When building facades shimmer in sunlight, few consider the international trade challenges facing the float glass that creates this luminous beauty. A recent decision by the U.S. Department of Commerce has sent a chilling effect through China's float glass export industry.
On February 4, the U.S. Department of Commerce announced final anti-dumping duties on float glass products originating from China and Malaysia. Due to limited participation from Chinese manufacturers in the investigation, the U.S. determined a dumping margin of 151.29% for most Chinese exporters, with a corresponding cash deposit rate of 151.27%. The nationwide rate for Chinese companies was set even higher at 181.54% , with a cash deposit rate of 181.52%. These substantial tariffs will create significant barriers for Chinese float glass entering the U.S. market.

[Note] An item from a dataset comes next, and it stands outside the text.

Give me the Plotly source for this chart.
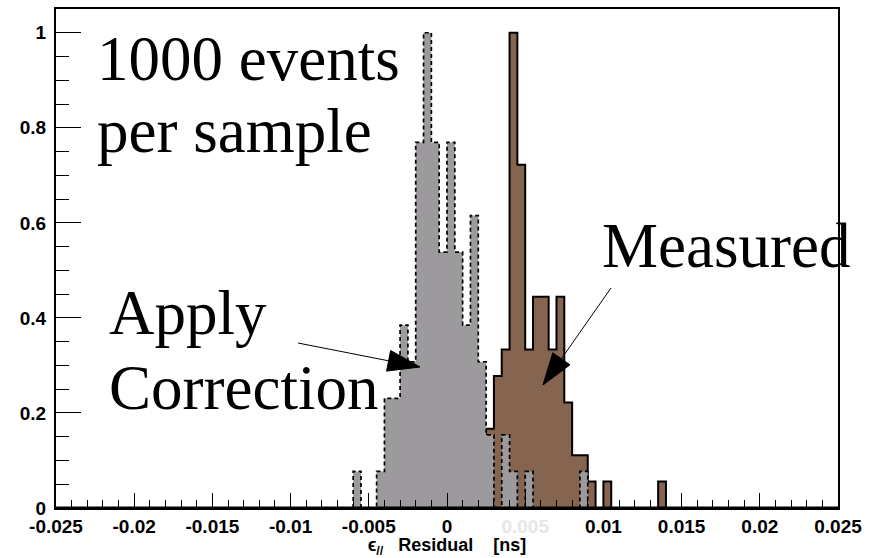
import numpy as np
import plotly.graph_objects as go

# Histogram binning: 100 bins over [-0.025, 0.025] ns
x_min, x_max, n_bins = -0.025, 0.025, 100
bin_width = (x_max - x_min) / n_bins

# "Apply Correction" sample: counts per bin, first bin starts at -0.006
corrected_start = -0.006
corrected_counts = [1, 0, 0, 1, 3, 3, 5, 4, 10, 13, 10, 7, 10, 7, 5, 8,
                    4, 2, 0, 2, 1, 0, 1, 0, 0, 0, 0, 0, 0, 1]

# "Measured" sample: counts per bin, first bin starts at 0.0025
measured_start = 0.0025
measured_counts = [3, 5, 6, 18, 13, 6, 8, 8, 6, 8, 4, 2, 2, 1, 0, 1,
                   0, 0, 0, 0, 0, 0, 1]

x_tick_vals = [-0.025, -0.02, -0.015, -0.01, -0.005, 0, 0.005, 0.01, 0.015, 0.02, 0.025]
x_tick_text = ["-0.025", "-0.02", "-0.015", "-0.01", "-0.005", "0",
               "<span style='color:#e6e6e6'>0.005</span>", "0.01", "0.015", "0.02", "0.025"]
y_tick_vals = [0, 0.2, 0.4, 0.6, 0.8, 1.0]
y_tick_text = ["0", "0.2", "0.4", "0.6", "0.8", "1"]

GRAY = "#9c9a9d"
BROWN = "#85654f"

# Canvas geometry
W, H = 875, 558
M_L, M_R, M_T, M_B = 56, 37, 9, 50
PW, PH = W - M_L - M_R, H - M_T - M_B


def step_outline(start, counts):
    """Histogram outline (normalised to peak = 1) as a step polyline."""
    h = np.asarray(counts, dtype=float) / max(counts)
    edges = start + bin_width * np.arange(len(counts) + 1)
    xs = np.concatenate([[edges[0]], edges[:-1], [edges[-1]]])
    ys = np.concatenate([[0.0], h, [0.0]])
    return xs, ys


def px(x):
    return (x - M_L) / PW


def py(y):
    return (H - M_B - y) / PH


fig = go.Figure()

mx, my = step_outline(measured_start, measured_counts)
fig.add_trace(go.Scatter(
    x=mx, y=my, mode="lines", line=dict(shape="hv", color="black", width=2),
    fill="tozeroy", fillcolor=BROWN, name="Measured", showlegend=False,
))

cx, cy = step_outline(corrected_start, corrected_counts)
fig.add_trace(go.Scatter(
    x=cx, y=cy, mode="lines",
    line=dict(shape="hv", color="black", width=1.7, dash="4px,3px"),
    fill="tozeroy", fillcolor=GRAY, name="Apply Correction", showlegend=False,
))

shapes = []


def arrow(tail, tip, head_len=32, head_half=10.5):
    (x0, y0), (x1, y1) = tail, tip
    d = np.hypot(x1 - x0, y1 - y0)
    ux, uy = (x1 - x0) / d, (y1 - y0) / d
    bx, by = x1 - ux * head_len, y1 - uy * head_len
    nx, ny = -uy, ux
    c1 = (bx + nx * head_half, by + ny * head_half)
    c2 = (bx - nx * head_half, by - ny * head_half)
    shapes.append(dict(type="line", xref="paper", yref="paper",
                       x0=px(x0), y0=py(y0), x1=px(bx), y1=py(by),
                       line=dict(color="black", width=1)))
    path = "M {:.5f},{:.5f} L {:.5f},{:.5f} L {:.5f},{:.5f} Z".format(
        px(x1), py(y1), px(c1[0]), py(c1[1]), px(c2[0]), py(c2[1]))
    shapes.append(dict(type="path", xref="paper", yref="paper", path=path,
                       fillcolor="black", line=dict(color="black", width=1)))


arrow((298, 343), (420, 367))
arrow((611, 288), (543, 385))

# heavy x-axis line along the bottom of the frame
shapes.append(dict(type="line", xref="paper", yref="paper", x0=0, x1=1, y0=0, y1=0,
                   line=dict(color="black", width=3)))
fig.update_layout(shapes=shapes)

SERIF = "Liberation Serif, Times New Roman, serif"
labels = [
    ("1000 events", 95, 80),
    ("per sample", 95, 152),
    ("Measured", 600, 267),
    ("Apply", 107, 334),
    ("Correction", 107, 409),
]
for text, lx, base in labels:
    fig.add_annotation(
        text=text, xref="paper", yref="paper", x=px(lx), y=py(base - 21),
        xanchor="left", yanchor="middle", showarrow=False,
        font=dict(family=SERIF, size=63, color="black"),
    )

SANS = "Liberation Sans, Arial, sans-serif"
fig.update_layout(
    width=W, height=H,
    margin=dict(l=M_L, r=M_R, t=M_T, b=M_B, autoexpand=False),
    paper_bgcolor="white", plot_bgcolor="white",
    xaxis=dict(
        range=[x_min, x_max], tickmode="array", tickvals=x_tick_vals, ticktext=x_tick_text,
        ticks="inside", ticklen=15, tickwidth=1.3, tickcolor="black",
        minor=dict(tickmode="linear", tick0=x_min, dtick=0.001, ticks="inside",
                   ticklen=8, tickwidth=1.3, tickcolor="black"),
        showline=True, linecolor="black", linewidth=2, mirror=True,
        showgrid=False, zeroline=False, automargin=False,
        tickfont=dict(family=SANS, size=19, color="black", weight="bold"),
        title=dict(text="ϵ<sub>//</sub>   Residual    [ns]", standoff=6,
                   font=dict(family=SANS, size=18, color="black", weight="bold")),
    ),
    yaxis=dict(
        range=[0, 1.05], tickmode="array", tickvals=y_tick_vals, ticktext=y_tick_text,
        ticks="inside", ticklen=25, tickwidth=1.3, tickcolor="black",
        minor=dict(tickmode="linear", tick0=0, dtick=0.05, ticks="inside",
                   ticklen=12.5, tickwidth=1.3, tickcolor="black"),
        showline=True, linecolor="black", linewidth=2, mirror=True,
        showgrid=False, zeroline=False, automargin=False,
        tickfont=dict(family=SANS, size=19, color="black", weight="bold"),
        ticklabelstandoff=4,
    ),
)

fig.write_html("out.html")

In contrast, Malaysian producers received considerably lower determinations, with dumping margins ranging from 0% to 31.55% . Jinjing Technology Malaysia Co. received an 8.78% margin, while Xinyi Energy Saving Glass (Malaysia) Sdn. Bhd. was assessed at 0%. This disparity reflects the complex considerations in U.S. anti-dumping investigations.
The final determination of both anti-dumping and countervailing duties will significantly impact China's float glass exports. Affected manufacturers must now develop strategic adjustments to navigate this new trade landscape.